Okay … so how did I end up with this on my back? It’s a long story. Let me try and explain
I’ve had some pretty bad ideas while traveling, but I don’t think any were as bad as the one I had on July 24, 2009. For some reason, I thought it would be adventurous to travel an hour outside of Siem Reap, Cambodia into the countryside to find a Buddhist monk skilled in the art of tattooing. I wanted some new ink to help celebrate my 26th birthday and figured this would be an exciting and unique way of obtaining that want.
My Cambodian driver Bunsong knew of a place that provided exactly what I was looking for, so he drove me 30 miles on the back of his moped to the Watsovansila Pagoda. Once there, I met with the head monk who after some discussion through use of a translator, agreed to tattoo my crazy Gringo ass. The next step in the process was selecting the design.
The monk pulled out a binder filled with different tattoos all said to have unique magical properties once placed on the body. I had a few ideas in mind: think increased libido, financial prosperity and things of this nature; but the monk seemed pretty hellbent on giving me a tattoo protecting my body from guns. I agreed to his suggestion, reluctantly I add, wondering deep down inside if he thought I was a rapper or something.
Before arriving at the pagoda, I had absolutely no idea how the monk would perform the task, and certainly no concept of the pain I was voluntarily inviting into my life. In hindsight, that was certainly a good thing because had I known before leaving my hotel, I wouldn’t have gone. Still, here I was inside this Pagoda in front of a monk who seemed amused but respectful of my brave spirit.
As he began preparing his tools for the ritual, I thought to myself: “this is probably going to hurt.”
After lying down stomach first on an old rug, and having my body covered in powder, several sharp pains shot across my lower back. The monk had started tattooing me, using a sewing needle attached to a long bamboo stick as his instrument of terror. After a couple of minutes of excruciating pain … knick, knick, knick, knick, knick … the bottom line of the tattoo was done. I let out a sigh, much to the amusement of the other monks gathered around to watch me.

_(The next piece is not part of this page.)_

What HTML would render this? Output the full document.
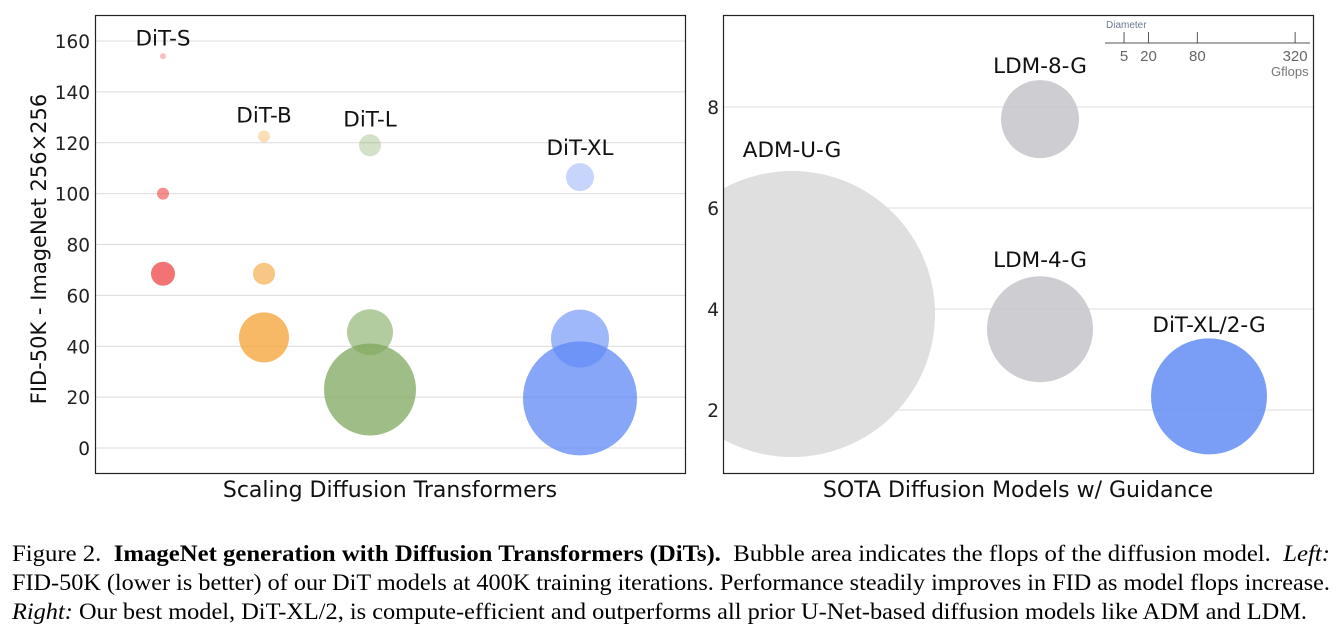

After having my spinal cord stabbed with a needle for an hour, the pain became too unbearable; I knew I couldn’t finish this way. The discomfort mixed with the sweat, flies and growing audience made continuing impossible. I was, a pussy, and perfectly fine with that. The monk, a deranged optimist at this point in my mind, told me I could and should finish. He suggested I return to Siem Reap and have a tattoo artist use a machine to complete the design.
After resting in my hotel room for an hour, Bunsong took me to a tattoo parlor where a young man agreed to finish the work for $80; the only problem was my back was still sore from the pounding it had received earlier; this made the next hour easily the most dreadful of my life. Taking breaks in between sections to regain composure, the tattoo artist filled in the temple the monk had started with Cambodian writing. It hurt. A lot. But once if was finish, and my whining was done, I had come one step closer to truly having the work of art I had set out for to celebrate my 26th birthday. Still, there was one thing left to do.
The next day I returned to the Watsovansila Pagoda to participate in a blessing ritual. My new body art, still red, sore and tender, was doused in an oil that certainly didn’t soothe the area. The head monk then entered into a Buddhist prayer while slapping the tattoo over and over again. I was asked to repeat the prayer with him and complied.
After about 15 minutes of chanting in harmony with the monk, the blessing of protection from guns had been, in essence, activated. If I wanted to insure that the spell worked successfully, the monk told me I could no longer eat dog (which wasn’t really a problem), or use profanity during arguments (which was another story). I agreed and Bunsong explained to me that the monk who performed the art was now my teacher.
Before leaving, I made a donation to the pagoda for $50 and tipped my driver; but there’s no way to put a price tag on such a priceless experience. I’ve been all over the world and I don’t think there’s a “souvenir” I’m more fond of.